I have been immersed in Jack by Marilynne Robinson, forcing myself to read slowly because, well to me it's a gem. And this morning I actually did a google search for Jack Boughton, hoping against hope to find a hidden picture. In the movie version of the book, which I have directed in my mind, he is played by Sam Shepard, a disheveled Sam Shepard and Della is played by, maybe, Lupita Nyong'o. Only their age doesn't match and I do have a problem with movies where older male actors are paired with much younger female ones. So I had to develop a kind of time shift in my mind, bringing a younger Sam Shepard back to life and so on.
Reading Marilynne Robinson is a unique experience, as I am not the slightest bit religious and this book, just as her novels Gilead and Home and Lila, is at times a sermon, a prayer, a hymn book, albeit with an observed distance, nothing preachy. Often, I have to think of the Dutch Calvinist outlook that to this day is reflected by the uncurtained large and sparkling clean front windows of Dutch houses, allowing anybody to have a good look inside, as a metaphor for the honest soul that has nothing to hide.
I read out this bit to R (and he, the good catholic boy he once was, got a bit of a fright, asking, what have I done wrong now?):
You are not good for your own sake. That probably isn't even possible. You are good as a courtesy to everyone around you.
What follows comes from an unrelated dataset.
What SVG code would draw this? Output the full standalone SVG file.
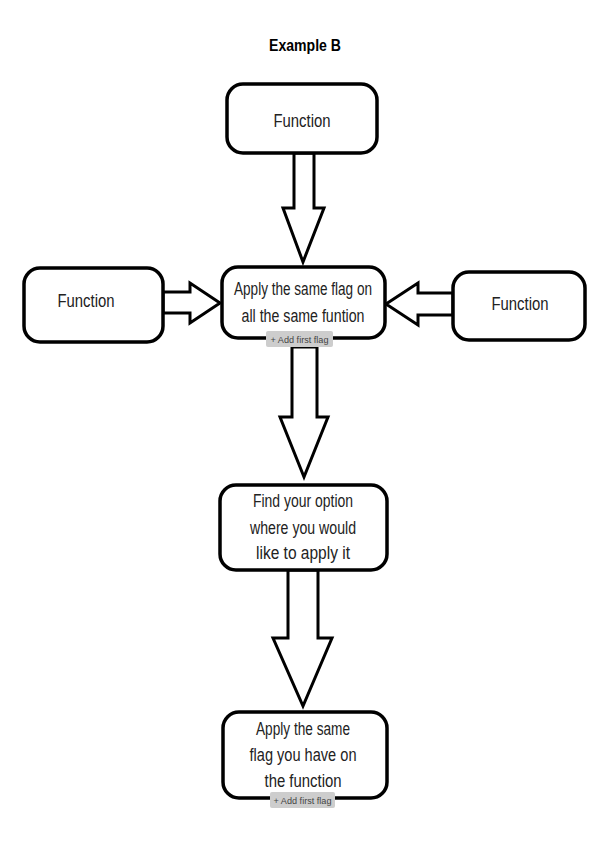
<svg xmlns="http://www.w3.org/2000/svg" width="604" height="844" viewBox="0 0 604 844">
<style>
.box{fill:#fff;stroke:#000;stroke-width:3.5}
.arr{fill:#fff;stroke:#000;stroke-width:3;stroke-linejoin:miter}
.t{font-family:"Liberation Sans",Arial,sans-serif;font-size:17.5px;fill:#222;text-anchor:middle}
.title{font-family:"Liberation Sans",Arial,sans-serif;font-size:16px;font-weight:bold;fill:#000;text-anchor:middle}
.badge{fill:#cdcdcd;stroke:none}
.bt{font-family:"Liberation Sans",Arial,sans-serif;font-size:9.5px;fill:#444;text-anchor:middle}
</style>
<rect width="604" height="844" fill="#fff"/>
<text class="title" x="305" y="51" textLength="72" lengthAdjust="spacingAndGlyphs">Example B</text>
<g id="connectors">
<polygon class="arr" points="294,153 314,153 314,208 324,208 303,262 283,208 294,208"/>
<polygon class="arr" points="163,292 190,292 190,283 220,303 190,323 190,313 163,313"/>
<polygon class="arr" points="453,293 418,293 418,283 386,304 418,325 418,315 453,315"/>
<polygon class="arr" points="292,347 317,347 317,417 328,417 304,477 280,417 292,417"/>
<polygon class="arr" points="288,570 318,570 318,638 332,638 303,706 273,638 288,638"/>
</g>
<g id="node-top">
<rect class="box" x="227" y="84" width="150" height="69" rx="16"/>
<text class="t" x="302" y="127" textLength="57" lengthAdjust="spacingAndGlyphs">Function</text>
</g>
<g id="node-left">
<rect class="box" x="24" y="268" width="139" height="74" rx="16"/>
<text class="t" x="86" y="307" textLength="57" lengthAdjust="spacingAndGlyphs">Function</text>
</g>
<g id="node-right">
<rect class="box" x="453" y="272" width="132" height="68" rx="16"/>
<text class="t" x="520" y="310" textLength="57" lengthAdjust="spacingAndGlyphs">Function</text>
</g>
<g id="node-center">
<rect class="box" x="222" y="267" width="163" height="71" rx="16"/>
<text class="t" x="303" y="295" textLength="138" lengthAdjust="spacingAndGlyphs">Apply the same flag on</text>
<text class="t" x="303" y="322" textLength="123" lengthAdjust="spacingAndGlyphs">all the same funtion</text>
<rect class="badge" x="266" y="331" width="67" height="16" rx="2"/>
<text class="bt" x="299.5" y="342.5" textLength="58" lengthAdjust="spacingAndGlyphs">+ Add first flag</text>
</g>
<g id="node-find">
<rect class="box" x="220" y="485" width="167" height="85" rx="16"/>
<text class="t" x="303" y="507" textLength="100" lengthAdjust="spacingAndGlyphs">Find your option</text>
<text class="t" x="303" y="534" textLength="106" lengthAdjust="spacingAndGlyphs">where you would</text>
<text class="t" x="303" y="559" textLength="94" lengthAdjust="spacingAndGlyphs">like to apply it</text>
</g>
<g id="node-apply">
<rect class="box" x="223" y="712" width="164" height="86" rx="16"/>
<text class="t" x="303" y="735" textLength="94" lengthAdjust="spacingAndGlyphs">Apply the same</text>
<text class="t" x="303" y="761" textLength="107" lengthAdjust="spacingAndGlyphs">flag you have on</text>
<text class="t" x="303" y="787" textLength="77" lengthAdjust="spacingAndGlyphs">the function</text>
<rect class="badge" x="270" y="792" width="65" height="16" rx="2"/>
<text class="bt" x="302.5" y="803.5" textLength="58" lengthAdjust="spacingAndGlyphs">+ Add first flag</text>
</g>
</svg>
Other than that, I work hard ignoring the ongoing low level aches and super high level exhaustion. Had a nice chat with our GP about ageing and chronic illness. I told her, it first happened so gradually, without me noticing until one day when I could not
remember what being healthy felt like. And how I should have known this
was going to happen, should have paid attention. But she just shook her head and said, nothing stays the same for anybody.